Somebody, Wanted, But, So
Language Arts; Writing
Writing Process Stage:
Students learn how to use Somebody, Wanted, But, So foldables as a form of pre-writing.
This lesson would underscore the basic components of any complete story. Every story revolves around a central problem, good or bad. Somebody wants something but there is a problem and so then it is resolved. Using a “foldable” graphic organizer, students will be able to spell out their story ideas accordingly. This skeleton or framework is then built upon in the drafting stage.
- Foldable template
Every story revolves around a central problem, good or bad. As a group, make a list of the types of good versus bad problems. Display suggestions on a T-chart; this chart can be posted later as story inspiration.
- Referencing several popular stories, review the stories’ central problems.
- Next, expand upon a couple by asking what was wanted, who was doing the wanted, and how the problem was resolved.
- Explain how any story can be summed up by simply thinking about Somebody (main character), Wanted (hopes/desires), But (central problem), So (resolution).
- Together, choose a story and solicit students’ input to fill out a large version of a Somebody, Wanted, But, So template. (If more practice is needed, this step could be used for small group practice.) Demonstrate how you lift the Somebody flap to then write about the main character underneath. Next, lift the Wanted flap to write about the main character’s hopes/desires. Continue with the BUT and the SO flaps.
- Demonstrate how one then can summarize the entire story by reading under each flap from left to right.
- Lastly, have each student create a foldable.
- Fold the provided template of 8.5” x 11” paper lengthwise (hot dog style) along the solid line.
- Cut vertically along the three dotted lines, thereby making four even-sized flaps. Make the three even cuts on the top fold only. Be careful not to cut beyond the solid line crease.
- Complete the following words: Somebody; Wanted; But; So
- Divide the class into small groups.
- Give each group a popular/well-known picture book.
- Using the story, each group should fill in their foldables accordingly.
- Share the summaries by having a reader from each group read under each flap from left to right.

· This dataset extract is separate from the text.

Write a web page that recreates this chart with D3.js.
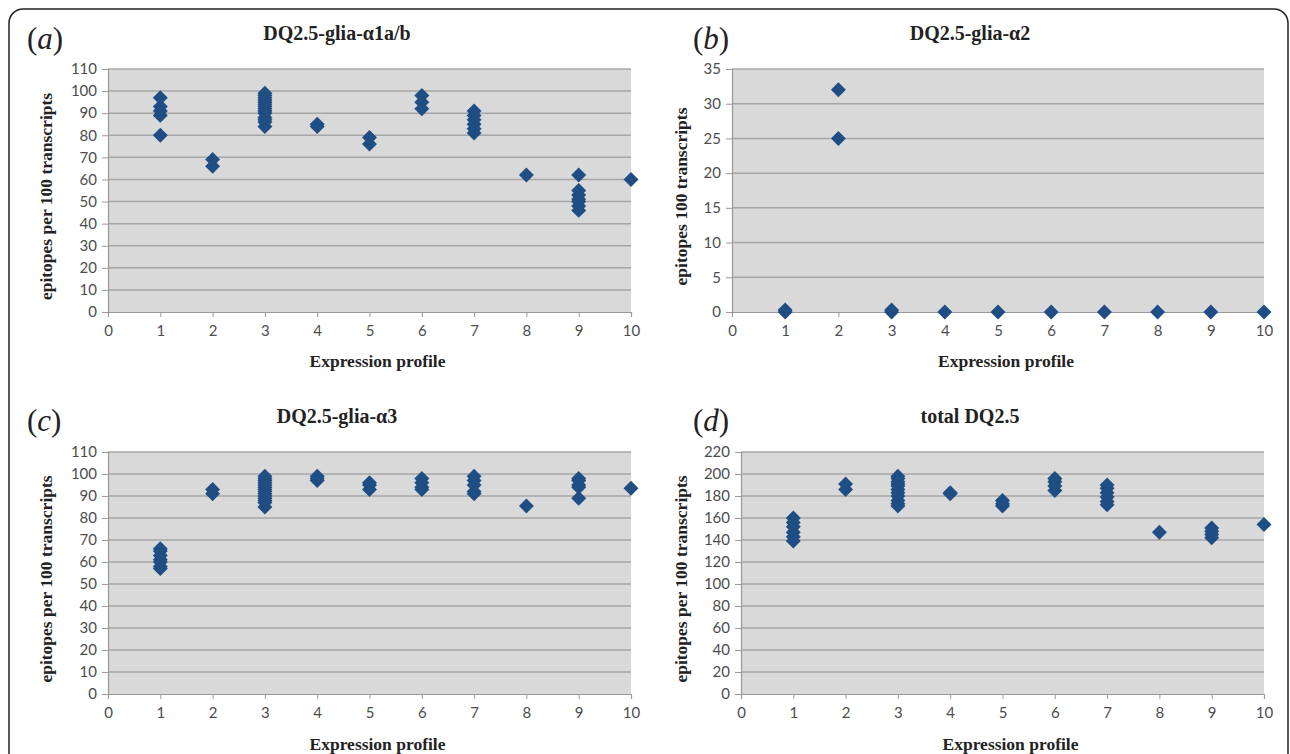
<!DOCTYPE html>
<html>
<head>
<meta charset="utf-8">
<script src="https://cdn.jsdelivr.net/npm/d3@7"></script>
<style>
  body { margin: 0; background: #fff; }
  .tick text { font-family: Lato, "Liberation Sans", sans-serif; font-size: 15px; fill: #4d4d4d; }
</style>
</head>
<body>
<svg id="fig" width="1290" height="754"></svg>
<script>
// x axis: expression profile 0..10
const profileTicks = d3.range(0, 11);

// values per expression profile 1..10
const alpha1ab = [
  [80, 89, 91, 93, 97],
  [66, 69],
  [84, 86, 87, 88, 90, 91, 92, 93, 94, 95, 96, 97, 98, 99],
  [84, 85],
  [76, 79],
  [92, 95, 98],
  [81, 83, 85, 87, 89, 91],
  [62],
  [46, 48, 50, 51, 53, 55, 62],
  [60]
];
const alpha2 = [
  [0, 0.3],
  [25, 32],
  [0, 0.3],
  [0],
  [0],
  [0],
  [0],
  [0],
  [0],
  [0]
];
const alpha3 = [
  [57, 58, 60, 61, 63, 65, 66],
  [91, 93],
  [85, 87, 88, 89, 90, 91, 92, 93, 94, 95, 96, 97, 98, 99],
  [97, 98, 99],
  [93, 95, 96],
  [93, 94, 96, 98],
  [91, 92, 95, 97, 99],
  [85.5],
  [89, 94, 95, 97, 98],
  [93.5]
];
const totalDQ25 = [
  [139, 143, 147, 152, 156, 160],
  [186, 191],
  [171, 173, 176, 180, 183, 186, 189, 191, 193, 196, 198],
  [182, 183],
  [171, 173, 176],
  [185, 189, 193, 196],
  [172, 175, 179, 183, 187, 190],
  [147],
  [142, 145, 148, 151],
  [154]
];

const panels = [
  { tag: "a", title: "DQ2.5-glia-\u03b11a/b", ylabel: "epitopes per 100 transcripts", values: alpha1ab, yMax: 110, yStep: 10,
    left: 108, right: 631, top: 69, bottom: 312, tagX: 27, tagY: 49, titleX: 337, titleY: 40, ylabX: 52, xlabY: 367 },
  { tag: "b", title: "DQ2.5-glia-\u03b12", ylabel: "epitopes 100 transcripts", values: alpha2, yMax: 35, yStep: 5,
    left: 732, right: 1264, top: 69, bottom: 312, tagX: 693, tagY: 49, titleX: 970, titleY: 40, ylabX: 687, xlabY: 367 },
  { tag: "c", title: "DQ2.5-glia-\u03b13", ylabel: "epitopes per 100 transcripts", values: alpha3, yMax: 110, yStep: 10,
    left: 108, right: 631, top: 452, bottom: 694, tagX: 27, tagY: 431, titleX: 337, titleY: 423, ylabX: 52, xlabY: 750 },
  { tag: "d", title: "total DQ2.5", ylabel: "epitopes per 100 transcripts", values: totalDQ25, yMax: 220, yStep: 20,
    left: 741, right: 1264, top: 452, bottom: 694, tagX: 693, tagY: 431, titleX: 970, titleY: 423, ylabX: 687, xlabY: 750 }
];

const svg = d3.select("#fig");
const serif = "'Liberation Serif', 'Times New Roman', serif";
const markerColor = "#1f4e84";
const diamond = d3.symbol().type(d3.symbolSquare).size(112);

// outer frame with rounded corners
svg.append("rect").attr("x", 9).attr("y", 9).attr("width", 1279).attr("height", 820)
  .attr("rx", 14).attr("fill", "none").attr("stroke", "#222").attr("stroke-width", 1.5);

panels.forEach(p => {
  const g = svg.append("g");
  const x = d3.scaleLinear().domain([0, 10]).range([p.left, p.right]);
  const y = d3.scaleLinear().domain([0, p.yMax]).range([p.bottom, p.top]);
  const yTicks = d3.range(0, p.yMax + 1, p.yStep);

  g.append("rect").attr("x", p.left).attr("y", p.top).attr("width", p.right - p.left).attr("height", p.bottom - p.top)
    .attr("fill", "#d9d9d9");

  g.selectAll("line.grid").data(yTicks.slice(1)).join("line").attr("class", "grid")
    .attr("x1", p.left).attr("x2", p.right).attr("y1", d => y(d)).attr("y2", d => y(d))
    .attr("stroke", "#a6a6a6").attr("stroke-width", 1.5);

  const yAxis = g.append("g").attr("transform", `translate(${p.left},0)`)
    .call(d3.axisLeft(y).tickValues(yTicks).tickSize(6).tickPadding(5).tickFormat(d3.format("d")));
  const xAxis = g.append("g").attr("transform", `translate(0,${p.bottom})`)
    .call(d3.axisBottom(x).tickValues(profileTicks).tickSize(5).tickPadding(8).tickFormat(d3.format("d")));
  [yAxis, xAxis].forEach(a => {
    a.select(".domain").attr("stroke", "#9a9a9a").attr("stroke-width", 1.2);
    a.selectAll(".tick line").attr("stroke", "#9a9a9a");
  });

  const pts = p.values.flatMap((vals, i) => vals.map(v => ({ profile: i + 1, value: v })));
  g.selectAll("path.pt").data(pts).join("path").attr("class", "pt")
    .attr("d", diamond)
    .attr("transform", d => `translate(${x(d.profile)},${y(d.value)}) rotate(45)`)
    .attr("fill", markerColor);

  g.append("text").attr("x", p.tagX).attr("y", p.tagY)
    .attr("font-family", serif).attr("font-size", 31).attr("fill", "#222")
    .html(`(<tspan font-style="italic">${p.tag}</tspan>)`);

  g.append("text").attr("x", p.titleX).attr("y", p.titleY).attr("text-anchor", "middle")
    .attr("font-family", serif).attr("font-weight", "bold").attr("font-size", 20).attr("fill", "#222")
    .text(p.title);

  g.append("text").attr("transform", `translate(${p.ylabX},${(p.top + p.bottom) / 2 + 6}) rotate(-90)`)
    .attr("text-anchor", "middle").attr("font-family", serif).attr("font-weight", "bold")
    .attr("font-size", 17.5).attr("fill", "#222").text(p.ylabel);

  g.append("text").attr("x", (p.left + p.right) / 2 + 8).attr("y", p.xlabY).attr("text-anchor", "middle")
    .attr("font-family", serif).attr("font-weight", "bold").attr("font-size", 17.5).attr("fill", "#222")
    .text("Expression profile");
});
</script>
</body>
</html>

- Emphasize that these foldables are a first step (pre-writing) in their writing process for the new stories.
- Explain how students now can use these foldables when they begin thinking about their own creative stories.
- Students may use pictures/illustrations to fill out the foldables.
- Have students make the foldables without using the provided printable.
Language Arts; Writing
Writing Process Stage:
Students learn how to web, brainstorm, in order to generate ideas and thoughts for creative writing.
Webbing is a way for students to unleash all their ideas without any constraints. It is a fabulous way to break through writer’s block. Students need to realize that not all ideas need to be utilized or incorporated in their writing, but that by brainstorming they can then pick the best of the best for their storylines. Students relish this kind of abandonment, yet truly need coaching and encouraging.
Begin with a picture or a quick sketch of a spider’s web and stick a spider smack dab in the middle. Discuss all that could be caught in the sticky strands, and jot down the ideas all around the web (list all the various insects; list other items: dust, leaves, dew, etc.). Debate which the spider would eat and which she may not. Ask why the spider may not decide to eat all of the items (not hungry, doesn’t like items, not spider food, etc.).
- Explain that one way to pre-write is to create a web of ideas. They may be random, they could be associated, they may be disjointed, or they may be cohesive.
- Pick a central idea (circus, school, ocean, sky), and write it in the middle of a large piece of paper or a board.
- Next, tell students that you are going to go around the room and each of them has to say the first (or second) thing that comes to mind when they think of that central idea.
- This rapid fire thinking is called “brainstorming”; the less serious thought, the better!
- As the students give their input, draw lines radiating from the central idea and note their thoughts within bubbles.
- Next, model how if you were to write a story about this idea, you might pick the ideas that you could incorporate into your story by starring/marking them. In order not to make students feel left out, you could mark others in another color to symbolize how you could take the story in yet another direction by incorporating other ideas.
- Using the provided webbing template, tell students that they are going to try webbing two times.
- First you are giving them a central story idea to write in the upper web’s middle.
- Explain that students will have thirty seconds only to write down anything that comes to mind as soon as you give that central idea. The ideas should go in any of the surrounding bubbles – order does not matter.
- Next, explain that you are giving them another central idea.
- This time, they must write down the associated thoughts while making their own radiating lines and/or bubbles.
- Encourage them to go back and star/mark the ideas which may work the best for a creative story.
Turn the tables and have the kids give you a prompt for webbing. Ask for a volunteer to think up a webbing topic. Ask another volunteer to time you for a minute. As soon as they shout, “Go!” write all you can in a web format to emphasize that more is better in this case!
- Provide webs with some associate thoughts noted.
- Demonstrate how to “cluster” ideas by elaborating on a thought by noting even more detail (i.e., central idea: circus; thought: clown; clustering notes: red nose, white face, big wig).